6) What’s your go-to marketing strategy to reach out to potential users?

He said that “we do a lot; we want to be the thought leaders in the world on managing teams. So we publish amazing content on our blog. In addition to that, we have a newsletter called the Manager TL;DR newsletter. It’s wildly popular, and I call it one of the internet’s best-kept secrets. Every two weeks, we summarize the best there is on the internet in management content. We read it, we summarize it and we send it to your inbox. We also have a YouTube channel, and we post a lot of great management, educational content. We have a podcast that’s been a huge success. It’s called the Supermanagers podcast, and we’ve had amazing guests. When we started that, it was an idea and people have been so helpful, it’s kind of like the tide is turning and everybody’s coming to us to want to be on the show. We run manager chats on Twitter. We run AMA with famous authors or thought leaders. We do launch events, we do a lot of things. So it’s all about thought leadership around management and managing teams and running meetings.

7) How has the ongoing pandemic affected – in terms of business, strategy or otherwise?

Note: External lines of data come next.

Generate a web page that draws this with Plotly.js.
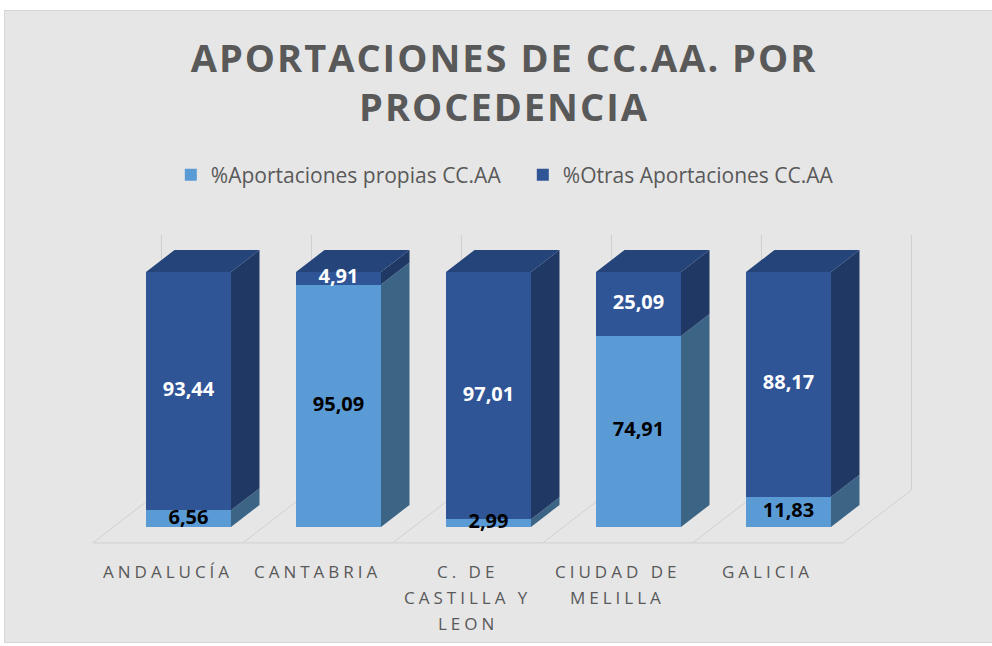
<!DOCTYPE html>
<html>
<head>
<meta charset="utf-8">
<script src="https://cdn.plot.ly/plotly-3.0.1.min.js"></script>
<style>
  html, body { margin:0; padding:0; background:#ffffff; width:992px; height:646px; overflow:hidden; }
  #wrap { position:absolute; left:4px; top:10px; width:987px; height:631px; border:1px solid #d6d6d6; background:#e6e6e6; }
  #chart { width:987px; height:631px; }
  .gtitle { letter-spacing:2px; }
  .annotation-text { letter-spacing:4px; }
</style>
</head>
<body>
<div id="wrap"><div id="chart"></div></div>
<script>
// ---- data ----
const categories = ['ANDALUCÍA', 'CANTABRIA', 'C. DE CASTILLA Y LEON', 'CIUDAD DE MELILLA', 'GALICIA'];
const tickLabels = [['ANDALUCÍA'], ['CANTABRIA'], ['C. DE', 'CASTILLA Y', 'LEON'], ['CIUDAD DE', 'MELILLA'], ['GALICIA']];
const propias = [6.56, 95.09, 2.99, 74.91, 11.83];
const otras = [93.44, 4.91, 97.01, 25.09, 88.17];
const seriesNames = ['%Aportaciones propias CC.AA', '%Otras Aportaciones CC.AA'];
const titleText = 'APORTACIONES DE CC.AA. POR<br>PROCEDENCIA';

// ---- styling / projection constants ----
const FONT = 'Open Sans, Liberation Sans, sans-serif';
const GREY = '#595959';
const C_LIGHT = '#5b9bd5', C_LIGHT_SIDE = '#3c6485';
const C_DARK = '#2f5597', C_DARK_SIDE = '#1f3864', C_DARK_TOP = '#25447a';
const HW = 42.5 / 150;          // half bar width (x units)
const DXu = 28.5 / 150;         // depth offset per unit depth (x units)
const DYu = 22 / 2.55;          // depth offset per unit depth (y units)
const zF = -0.727, zB = 1.682;  // floor front / back depth
const LINE = '#d0d0d0';

const xs = categories.map((_, i) => i);
const fmt = v => v.toFixed(2).replace('.', ',');

// front faces
const traces = [
  { type:'bar', x: xs, y: propias, name: seriesNames[0], width: 2*HW,
    marker:{ color: C_LIGHT, line:{width:0} }, hoverinfo:'skip' },
  { type:'bar', x: xs, y: otras, name: seriesNames[1], width: 2*HW,
    marker:{ color: C_DARK, line:{width:0} }, hoverinfo:'skip' }
];

// side and top faces (projected from data)
function sidePoly(i, v0, v1) {
  const xr = i + HW;
  return { x:[xr, xr+DXu, xr+DXu, xr, xr, null], y:[v0, v0+DYu, v1+DYu, v1, v0, null] };
}
function topPoly(i, v) {
  return { x:[i-HW, i-HW+DXu, i+HW+DXu, i+HW, i-HW, null], y:[v, v+DYu, v+DYu, v, v, null] };
}
function merge(polys) {
  const o = {x:[], y:[]};
  polys.forEach(p => { o.x.push(...p.x); o.y.push(...p.y); });
  return o;
}
const lightSide = merge(xs.map(i => sidePoly(i, 0, propias[i])));
const darkSide = merge(xs.map(i => sidePoly(i, propias[i], propias[i] + otras[i])));
const darkTop = merge(xs.map(i => topPoly(i, propias[i] + otras[i])));
[[lightSide, C_LIGHT_SIDE], [darkSide, C_DARK_SIDE], [darkTop, C_DARK_TOP]].forEach(([p, c]) => {
  traces.push({ type:'scatter', mode:'none', x:p.x, y:p.y, fill:'toself', fillcolor:c,
    showlegend:false, hoverinfo:'skip', line:{width:0} });
});

// data labels
traces.push({ type:'scatter', mode:'text', x: xs, y: propias.map(v => v/2),
  text: propias.map(fmt), textposition:'middle center', cliponaxis:false,
  textfont:{ family: FONT, size: 20, weight: 'bold', color:'#000000' },
  showlegend:false, hoverinfo:'skip' });
traces.push({ type:'scatter', mode:'text', x: xs, y: otras.map((v, i) => propias[i] + v/2),
  text: otras.map(fmt), textposition:'middle center', cliponaxis:false,
  textfont:{ family: FONT, size: 20, weight: 'bold', color:'#ffffff' },
  showlegend:false, hoverinfo:'skip' });

// floor + back wall lines
const shapes = [];
const nB = categories.length;
for (let k = 0; k <= nB; k++) {
  const b = k - 0.5;
  shapes.push({ type:'line', layer:'below', xref:'x', yref:'y',
    x0: b + zF*DXu, y0: zF*DYu, x1: b + zB*DXu, y1: zB*DYu, line:{color:LINE, width:1} });
  shapes.push({ type:'line', layer:'below', xref:'x', yref:'y',
    x0: b + zB*DXu, y0: zB*DYu, x1: b + zB*DXu, y1: 100 + zB*DYu, line:{color:LINE, width:1} });
}
shapes.push({ type:'line', layer:'below', xref:'x', yref:'y',
  x0: -0.5 + zF*DXu, y0: zF*DYu, x1: nB - 0.5 + zF*DXu, y1: zF*DYu, line:{color:LINE, width:1} });

// category labels (one annotation per line)
const annotations = [];
const LINE_STEP = 26 / 2.55;
tickLabels.forEach((lines, i) => {
  lines.forEach((t, j) => {
    annotations.push({ xref:'x', yref:'y', x: i + zF*DXu, y: -17.65 - j*LINE_STEP,
      text: t, showarrow:false, xanchor:'center', yanchor:'middle',
      font:{ family: FONT, size: 17, color: GREY } });
  });
});

const layout = {
  width: 987, height: 631,
  paper_bgcolor:'#e6e6e6', plot_bgcolor:'rgba(0,0,0,0)',
  margin:{ l:33, r:54, t:210, b:7.9, autoexpand:false },
  barmode:'stack',
  title:{ text: titleText, x:0.5056, xref:'container', xanchor:'center',
    y: 0.904, yref:'container', yanchor:'middle',
    font:{ family: FONT, size: 38, weight:'bold', color: GREY } },
  legend:{ orientation:'h', traceorder:'normal', xref:'container', yref:'container', x:0.168, xanchor:'left',
    y:0.740, yanchor:'middle', entrywidth: 307, entrywidthmode:'pixels',
    font:{ family: FONT, size: 21, color: GREY }, bgcolor:'rgba(0,0,0,0)' },
  xaxis:{ range:[-1.0033, 4.9967], visible:false, fixedrange:true },
  yaxis:{ range:[-42, 120], visible:false, fixedrange:true },
  shapes: shapes,
  annotations: annotations,
  showlegend: true
};

Plotly.newPlot('chart', traces, layout, { staticPlot:true, displayModeBar:false });
</script>
</body>
</html>
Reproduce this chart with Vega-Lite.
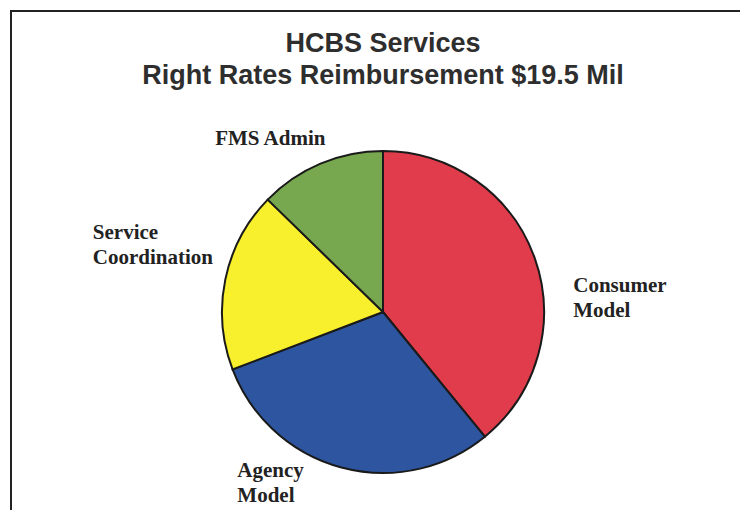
{
  "$schema": "https://vega.github.io/schema/vega-lite/v6.json",
  "autosize": "none",
  "padding": {"left": 11, "top": 11, "right": 0, "bottom": 0},
  "width": 744,
  "height": 602,
  "background": "white",
  "view": {"stroke": "#222222", "strokeWidth": 2},
  "title": {
    "text": ["HCBS Services", "Right Rates Reimbursement $19.5 Mil"],
    "font": "Liberation Sans",
    "fontWeight": "bold",
    "fontSize": 27,
    "lineHeight": 32,
    "color": "#2e2e2e",
    "anchor": "middle",
    "baseline": "top",
    "offset": 0,
    "dy": 79
  },
  "data": {
    "values": [
      {"service": "Consumer Model", "label": "Consumer\nModel", "share": 39.1},
      {"service": "Agency Model", "label": "Agency\nModel", "share": 30.1},
      {"service": "Service Coordination", "label": "Service\nCoordination", "share": 18.1},
      {"service": "FMS Admin", "label": "FMS Admin", "share": 12.7}
    ]
  },
  "encoding": {
    "theta": {"field": "share", "type": "quantitative", "stack": true},
    "order": {"field": "share", "type": "quantitative", "sort": "descending"}
  },
  "layer": [
    {
      "mark": {"type": "arc", "radius": 161, "stroke": "#1a1a1a", "strokeWidth": 2},
      "encoding": {
        "color": {
          "field": "service",
          "type": "nominal",
          "scale": {
            "domain": ["Consumer Model", "Agency Model", "Service Coordination", "FMS Admin"],
            "range": ["#e13c4b", "#2d55a0", "#f8f02c", "#77a84f"]
          },
          "legend": null
        }
      }
    },
    {
      "mark": {"type": "text", "radius": 185, "dx": 16, "dy": 42, "align": "left", "baseline": "alphabetic", "font": "Liberation Serif", "fontWeight": "bold", "fontSize": 21, "lineHeight": 25, "lineBreak": "\n", "color": "#222222"},
      "encoding": {"text": {"condition": {"test": "datum.service === 'Consumer Model'", "field": "label"}, "value": ""}}
    },
    {
      "mark": {"type": "text", "radius": 185, "dx": -98, "dy": -14, "align": "left", "baseline": "alphabetic", "font": "Liberation Serif", "fontWeight": "bold", "fontSize": 21, "lineHeight": 25, "lineBreak": "\n", "color": "#222222"},
      "encoding": {"text": {"condition": {"test": "datum.service === 'Agency Model'", "field": "label"}, "value": ""}}
    },
    {
      "mark": {"type": "text", "radius": 185, "dx": -109, "dy": -35, "align": "left", "baseline": "alphabetic", "font": "Liberation Serif", "fontWeight": "bold", "fontSize": 21, "lineHeight": 25, "lineBreak": "\n", "color": "#222222"},
      "encoding": {"text": {"condition": {"test": "datum.service === 'Service Coordination'", "field": "label"}, "value": ""}}
    },
    {
      "mark": {"type": "text", "radius": 185, "dx": -96, "dy": 3, "align": "left", "baseline": "alphabetic", "font": "Liberation Serif", "fontWeight": "bold", "fontSize": 21, "lineHeight": 25, "lineBreak": "\n", "color": "#222222"},
      "encoding": {"text": {"condition": {"test": "datum.service === 'FMS Admin'", "field": "label"}, "value": ""}}
    }
  ]
}
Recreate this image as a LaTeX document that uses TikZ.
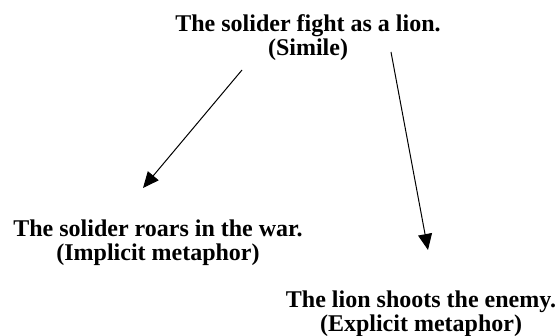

Mr Mirzaee shared “as a company that uses Fellow, we had no problem going remote. Again, like we think that this kind of accelerates the need for Fellow. Zoom is great. Zoom plus Fellow is amazing. Google Meet is great, but Google Meet plus Fellow is incredible. And now that everybody’s on these meetings, the use of a product like Fellow is more important than ever. We used to have this objection from people when we used to show them Fellow and they’d say this assumes that everybody is going to have a laptop, and everybody’s going to walk into a meeting and they’re going to have this thing open at the same time. Is that what you want? Do you want staring at their screens or do you want them looking at each other? That objection in itself has completely gone away. The world has really started to favor what we’re doing and we’re very excited about it.

8) What are your favorite SaaS products out there?

He mentioned that “we use Slack, we use Figma in the design team, we use Jira for our development staff, we use tools like Canva for some marketing work. These are the top tools that I can think of. I also like the whole Atlassian suite; we use Confluence and so forth.